In any event, the press notice from the Secretary of State seemed to suggest that there might be some circumstances in which development education was to be funded in the UK by DFID, but if the policy is now that no development education will be funded in the UK, that is extremely regrettable.
The Secretary of State and the Prime Minister face criticism from some of the more right-wing elements on their Back Benches and in the media for agreeing, with all the qualifications that we have heard in this debate, to maintain spending on international development. It seems that a few projects are being thrown to the wolves—a bit of red meat for the right wing—in order to distract their attention from the rest of the Department’s work, and if that is the case it is extremely regrettable. If the Secretary of State is, indeed, withdrawing support for development education in the UK, I ask him to reconsider that decision in respect of the project in my constituency and more generally, because it would be a retrograde step and a reversal of what Governments of all parties have recognised as a minor, but important part of the activity that DFID funds here in the UK.
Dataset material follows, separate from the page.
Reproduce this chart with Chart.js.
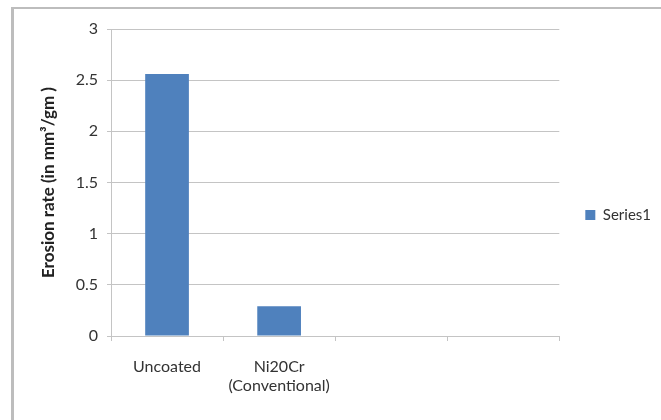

I shall briefly make the case for Government support of development education in the UK. Everyone in the debate so far has recognised that an essential component of international development is justice—trade justice and debt justice. That requires action not only by Governments and international organisations, but by civil society, including citizens, business organisations, trade unions and many more besides. Such action is more likely to be achieved, and Governments are more likely to move towards greater trade justice and debt justice, if as many people in this country as possible are able to engage with and understand the issues—yes, through awareness-raising work among the general public.
If the Government are withdrawing funding from such programmes, I find that extremely regrettable. In terms of the project in my constituency, where better to start on awareness-raising work than with our youngest citizens-to-be? I urge the Secretary of State to reconsider his decision on that project and, if it reflects a wider policy, the wider policy as well.